Subscription to the initial public offering of Phnom Penh Autonomous Port (PPAP) opened yesterday. The capital’s port operator aims to raise $5.2 million by floating a 20 per cent stake on the Cambodian stock exchange in December, becoming the third company to list on the exchange. The Post’s Cam McGrath sat down with Han Kyung Tae, CEO of Yuanta Securities (Cambodia), the underwriter of the IPO, to discuss the valuation of the PPAP and its bookbuild results.
Were you satisfied with the turnout and results of PPAP’s bookbuild?
It went much better than we had expected and was a little over two times oversubscribed, so it was quite successful. Initially, we’d expected it was going to be foreign investors dominating the IPO, particularly because of this unfavourable market situation, but it turned out to be a perfect mix of local and foreign investors, about 40 per cent Cambodian investors and 60 per cent foreigners.
There were about 100 bids in the bookbuild, but most were small orders for one or two thousand dollars. Was this surprising?
That’s about what we expected. The large investors mainly participated in the strategic investor stage. We had four strategic investors, including Forte Insurance. Although their investment size is small, we included them as a strategic investor because this is the first local insurance company to participate in an IPO. It has a symbolic meaning for us.
What lessons were learned from the IPO of Phnom Penh Water Supply Authority (PPWSA) in 2012, which you were also the underwriter on, and how does PPAP’s valuation compare?
In terms of the initial share price for this IPO, we feel much more comfortable with it than we did with the first one. The offering price was extremely high for PPWSA – I have to admit this. But for PPAP if you look at the financial statements you will see its PE multiple is a little over 12 times, which is much lower than PPWSA’s was, which was over 16 times.
And also if you look at the prospectus of PPAP, its net income projection for 2015 is about 40 per cent higher than in 2014. So investors will find early next year the stock price will look much cheaper compared to its earnings.
Despite a better valuation and good turnout, the bookbuild resulted in a share price set at 5,120 riel, slightly less than the mid-point of the 4,404 riel to 6,320 riel price range offered. Was this a natural price?
There is a clear regulation on how to determine the offering price in the bookbuilding, and this price was based on this regulation. The price was determined by a weighted-average approach, which is calculated from the total offering bid price and bid amount. There’s no influence and no pressure, it was a very natural price determined by the bookbuilding and guidelines.
Given the market’s poor track record, do you feel there is pressure for this IPO to succeed?
Investors have expressed a lot of concern about the price performance in the post-IPO secondary market of the first two listed companies. We understand the investors’ disappointment and complaints, as does the government. PPAP is a state-owned company and there’s an understanding among the shareholders and issuers, as well as government authorities, that we want to make sure this IPO is successful. And at the same time, we want to make this IPO a good example for subsequent IPOs.
What led to the decision to offer private investors a guaranteed 5 per cent dividend on the initial share price?
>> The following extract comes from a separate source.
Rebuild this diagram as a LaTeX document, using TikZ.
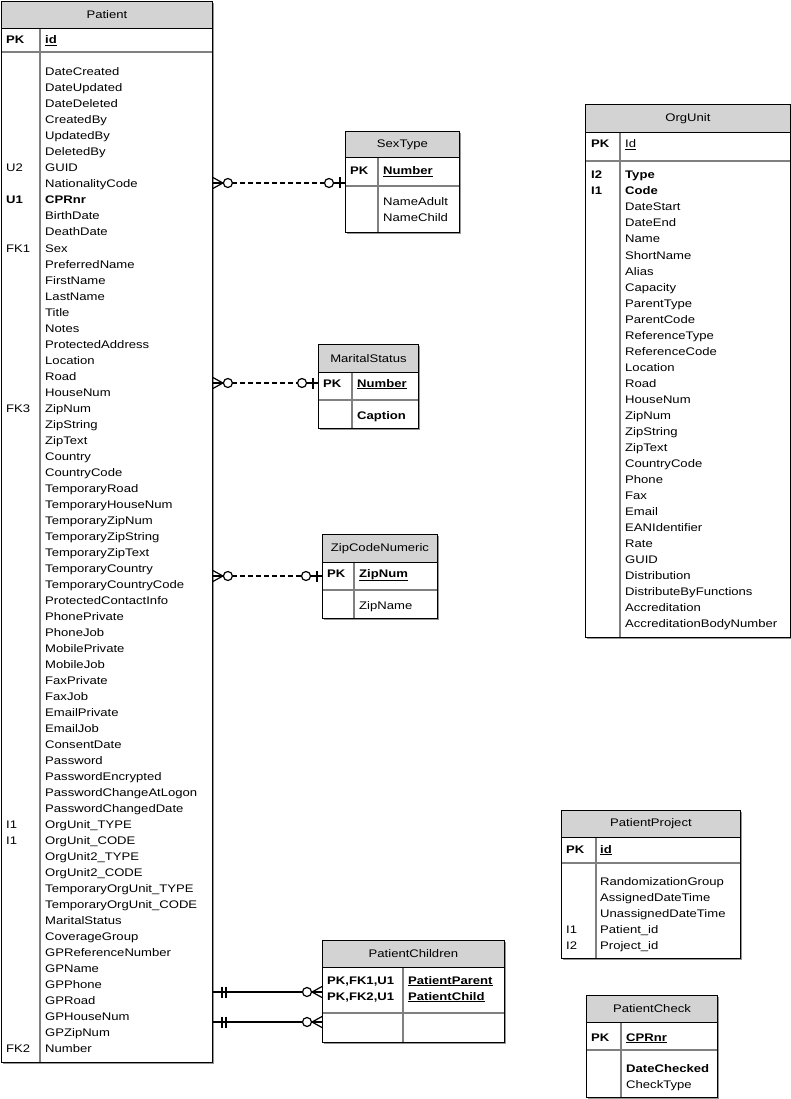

When we went out to talk to investors and test the waters for this IPO we realised it was really serious. Their responses were discouragingly negative. So we worked with our head office on how we could make this financial product sellable and more attractive, and that’s when we came up with this guaranteed dividend.
After all, we are asking investors to participate in an illiquid market, which requires much more time for investors to exit compared to more liquid markets. So we need to provide a type of compensation for participating in this difficult market, which is why we decided to structure this deal into a combination of common stock and preferred stock with a guaranteed dividend.
One of the most difficult parts of this process was to convince the government to give up their right to this guaranteed dividend. It only applies to the 20 per cent stake offered, so the majority shareholder who owns 80 per cent of the company will not receive this guaranteed dividend.
Wouldn’t the obligation of this guaranteed dividend put pressure on the company’s cash flow?
PPAP’s market cap is around $25 million and the offering amount is around $5 million, so a 5 per cent guaranteed dividend of this $5 million is going to be less than $300,000. This company’s net profits are around $3 million a year, so $300,000 paid in cash to public shareholders is not going to be big burden for them cash-flow wise if they can successfully raise the funds through this IPO.
This interview has been edited for length and clarity.